Paul took 3 or 4 trips to Utah, some alone, some he fit appointments in when we were going there anyway.  He interviewed with 3 different funeral homes.  The process was going very slowly, but we felt hopeful.  We finally told his parents about our plan and things got even more awkward than they already were.  It's always been a little awkward with Paul's family when it comes to the business because they've never expected us to stay so it's just been uneasy.  Like, they haven't fully embraced us being here because they're preparing for us to walk away.  I won't go into all of that part, because there's a lot of personal stuff, and you'd probably get bored anyway, (more bored than you already are).  Paul and I talked to our counselor about this a bit.  And actually, we'd referred Paul's parents to our counselor just for their own stuff.  So I'd find myself thinking it was funny that Randy was meeting with them and us, kind of about the same issues, but protecting each of our privacy, etc.  There was one day where the folks went to him in the morning and we went to him that evening.  He was on White overload that day!  We finally decided it may be beneficial  if the four of us went together.  We did, and it was awkward/hard/helpful/informative.

Anyway, nothing in Utah was progressing. I was feeling strangely settled in California and wondered if we were running away/not thinking it through enough/may have regrets...  Paul and I spent a lot of time talking about our future, our family, our finances, plans, hopes, etc.  A LOT of time.  We met with his parents about our plans, became more specific about things we needed to see change if we did decide to give the business more time.  Also awkward and challenging to communicate clearly, but we finally came to some resolution. We've all learned a lot about each other, discussed miscommunications and expectations, and relationships have improved a lot. Right after we decided these things and recommitted to California, Paul was offered a job in Utah.  It's a great company, and he didn't close the door on them, but what they were offering isn't what we are looking for for our family right now.

So that's it.  We're in California for now.  Things aren't perfect.  We still have frustrations.  And ultimately, at this time, I don't see Paul ever taking the business over...but you never know.

And the non-business goods and bads about California:

-We've never found a church and have become lazy about it.
-The Mormon church found us (they're good at that) and we have some really good Mormon friends.  I've been impressed with them.  Complete strangers brought meals in after I had Addie.  Several brought gifts to her after she was born.  We've been invited to a lot of fun things.  The kids and I did a mom and me summer group with several of them.

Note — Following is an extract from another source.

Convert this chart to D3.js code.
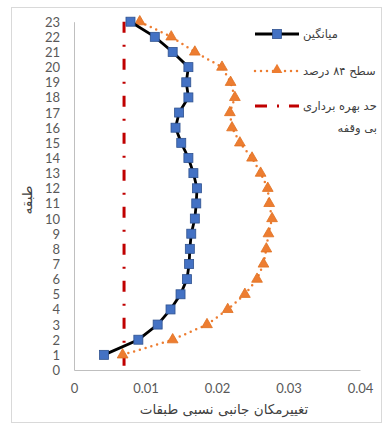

We have some right up the street who's kids love my kids.  Paul goes disc golfing with the husband and I'm good friends with the wife.  She checks in on me often and is super helpful.  She did Addie's newborn pictures for free, right during her busy time, and the day she did the pictures was the first time I'd ever met her.  Really good people.  While I don't agree with some of the doctrine, they do a lot of things right, and I miss the community part of the religion.
-The weather is awesome here.  We survived our 'Cold Snap' of 2013 where we had to suffer through a week of freezing temperatures in the mid-50's, and now we're back to the high-70's.  It was fun seeing Garrett play in the snow when we went to Utah after Christmas, but other than the beautiful fall colors in the Utah mountains, I haven't missed Utah weather.
-It's expensive to live here.  The thought of getting ahead and ever buying a house seems impossible right now.
-We really miss our family in Utah.  I've said to Paul that I'm going to make our kids only date people who's parents live within a half hour of us. (ha...in a perfect world...)  It's sad to think that it's very likely that no matter where we end up, my kids will always be far away from at least one set of grandparents.
-California is too busy.  There's no such thing as traffic in Utah compared to here. And it happens at the craziest times and locations.  The only thing predictable about California traffic is that if you drive, you'll be in it.
-I could go on about the state and it's financial situation compared to the rest of America but I don't let those things worry me too much right now.